Solution: Writing the equation of motion is pretty straight forward: the two forces acting on the ball are the quadratic drag force and gravity. Therefore, $F = -f(v) - mg = -cv^2 - mg,$ meaning that $\dot{v} = -\frac{cv^2}{m} - g.$ We can then factor this equation: $\dot{v} = -g\left[1+ \frac{cv^2}{mg}\right].$ Now, to answer the first part of the question, we need to show that $$\frac{mg}{c} = v^2_{\textrm{ter}}$$. If the forces acting on an object in free fall are $F = cv^2 - mg,$ then the terminal velocity can only be reached when $$cv^2 = mg$$, meaning that $v^2_{\textrm{ter}} = \frac{mg}{c}.$ The next part of the question is asking us to find the maximum height of the ball in terms of its initial velocity using the handy relation $$\dot{v} = v\frac{dv}{dy}$$. Since we already have an equation for $$\dot{v}$$, this differential equation is pretty easy to solve. Once the variables are separated, we must find the definite integral from $$v_o$$ to $$v$$. The reason we must find the definite integral instead of the indefinite integral is because this equation is a little weird in the sense that instead of time being the variable, velocity is. Since the velocity is decreasing predictably (it's decreasing quadratically), finding the definite integral essentially gives us a proxy for how much time has passed, and subsequently the distance travelled.

For example, the only time (along the upward trajectory) at which $$v=v_o$$ is $$t=0$$, so if we evaluate the definite integral from $$v_o$$ to $$v_o$$, we'll obviously find that the baseball hasn't travelled any distance at all.
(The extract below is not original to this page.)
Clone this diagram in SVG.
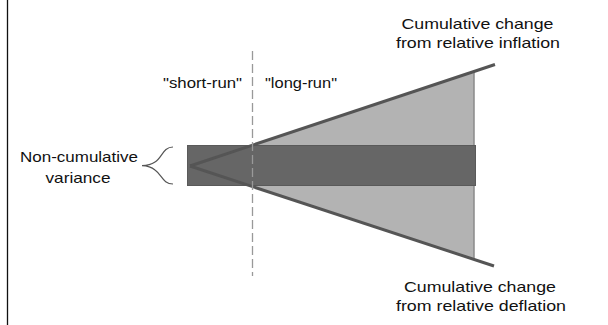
<svg xmlns="http://www.w3.org/2000/svg" width="608" height="325" viewBox="0 0 608 325">
<style>
.t{font-family:"Liberation Sans",Arial,sans-serif;font-size:15px;fill:#111;text-anchor:middle}
.ray{stroke:#555;stroke-width:3;fill:none;stroke-linecap:butt}
</style>
<rect width="608" height="325" fill="#fff"/>
<g id="border"><line x1="7.5" y1="0" x2="7.5" y2="325" stroke="#111" stroke-width="1.3"/></g>
<g id="cone">
<polygon points="190,166 474,71.5 474,259.5" fill="#b3b3b3"/>
<line x1="474" y1="71.5" x2="474" y2="259.5" stroke="#8a8a8a" stroke-width="1.5"/>
</g>
<g id="variance-band">
<rect x="187.5" y="145.5" width="288" height="40" fill="#666" stroke="#5a5a5a" stroke-width="1"/>
</g>
<g id="connectors">
<line class="ray" x1="190" y1="166" x2="495" y2="64.5"/>
<line class="ray" x1="190" y1="166" x2="494" y2="266"/>
<line x1="252.5" y1="51" x2="252.5" y2="276" stroke="#999" stroke-width="1.3" stroke-dasharray="9,4"/>
<path d="M173,147 C163,147 162,158 155,162 Q150,165.5 142,165.7 Q150,166 155,170 C162,175 163,184 173,184" fill="none" stroke="#555" stroke-width="1.2"/>
</g>
<g id="label-inflation">
<text class="t" x="477.5" y="29" textLength="152" lengthAdjust="spacingAndGlyphs">Cumulative change</text>
<text class="t" x="478" y="48" textLength="164" lengthAdjust="spacingAndGlyphs">from relative inflation</text>
</g>
<g id="label-deflation">
<text class="t" x="480" y="292" textLength="152" lengthAdjust="spacingAndGlyphs">Cumulative change</text>
<text class="t" x="481" y="310.5" textLength="170" lengthAdjust="spacingAndGlyphs">from relative deflation</text>
</g>
<g id="label-short-run">
<text class="t" x="202.5" y="88" textLength="79" lengthAdjust="spacingAndGlyphs">"short-run"</text>
</g>
<g id="label-long-run">
<text class="t" x="301" y="88" textLength="72" lengthAdjust="spacingAndGlyphs">"long-run"</text>
</g>
<g id="label-noncumulative">
<text class="t" x="79" y="162.3" textLength="118" lengthAdjust="spacingAndGlyphs">Non-cumulative</text>
<text class="t" x="78" y="183.3" textLength="65" lengthAdjust="spacingAndGlyphs">variance</text>
</g>
</svg>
Also, keep in mind that this equation only describes the upward trajectory of the ball. $\dot{v} = v\frac{dv}{dy}$ $-g\left[1+ \frac{v^2}{v^2_{\textrm{ter}}}\right] = v\frac{dv}{dy}$ $\frac{-g\left[1+ \frac{v^2}{v^2_{\textrm{ter}}}\right]}{vdv} = \frac{1}{dy}$ $\frac{vdv}{-g\left[1+ \frac{v^2}{v^2_{\textrm{ter}}}\right]} = dy$ $y = -\frac{1}{g} \int_{v_o}^{v} \frac{v}{\frac{v^2}{v^2_{\textrm{ter}}} + 1}dv$ Let $$u = \frac{v^2}{v^2_{\textrm{ter}}} + 1$$ and $$du = \frac{2}{v^2_{\textrm{ter}}}vdv$$ $y = -\frac{v^2_{\textrm{ter}}}{2g} \int_{v_o}^{v} \frac{1}{u}du$ $y = \left. -\frac{v^2_{\textrm{ter}}}{2g} \ln u \right|_{v_o}^{v}$ $y = \left. -\frac{v^2_{\textrm{ter}}}{2g} \ln \left(\frac{v^2}{v^2_{\textrm{ter}}} + 1\right) \right|_{v_o}^{v}$ $y = -\frac{v^2_{\textrm{ter}}}{2g} \ln \left(\frac{v^2}{v^2_{\textrm{ter}}} + 1\right) + \frac{v^2_{\textrm{ter}}}{2g} \ln \left(\frac{v_o^2}{v^2_{\textrm{ter}}} + 1\right)$ Since we're looking for $$y_\textrm{max}$$, we're looking for the height when the velocity is 0, meaning that the ball is at the peak of its trajectory and about to head back towards the ground. Thus, we can evaluate the above equation at $$v=0$$ to find $$y_\textrm{max}$$. $y_{\textrm{max}} = -\frac{v^2_{\textrm{ter}}}{2g} \ln \left(\frac{0^2}{v^2_{\textrm{ter}}} + 1\right) + \frac{v^2_{\textrm{ter}}}{2g} \ln \left(\frac{v_o^2}{v^2_{\textrm{ter}}} + 1\right)$ $y_{\textrm{max}} = \frac{v^2_{\textrm{ter}}}{2g} \ln \left(\frac{v_o^2}{v^2_{\textrm{ter}}} + 1\right)$ $y_{\textrm{max}} = \frac{v^2_{\textrm{ter}}}{2g} \ln \left(\frac{v_o^2 + v^2_{\textrm{ter}}}{v^2_{\textrm{ter}}}\right)$ And thus, we have shown that the peak of the trajectory that the question posed is correct.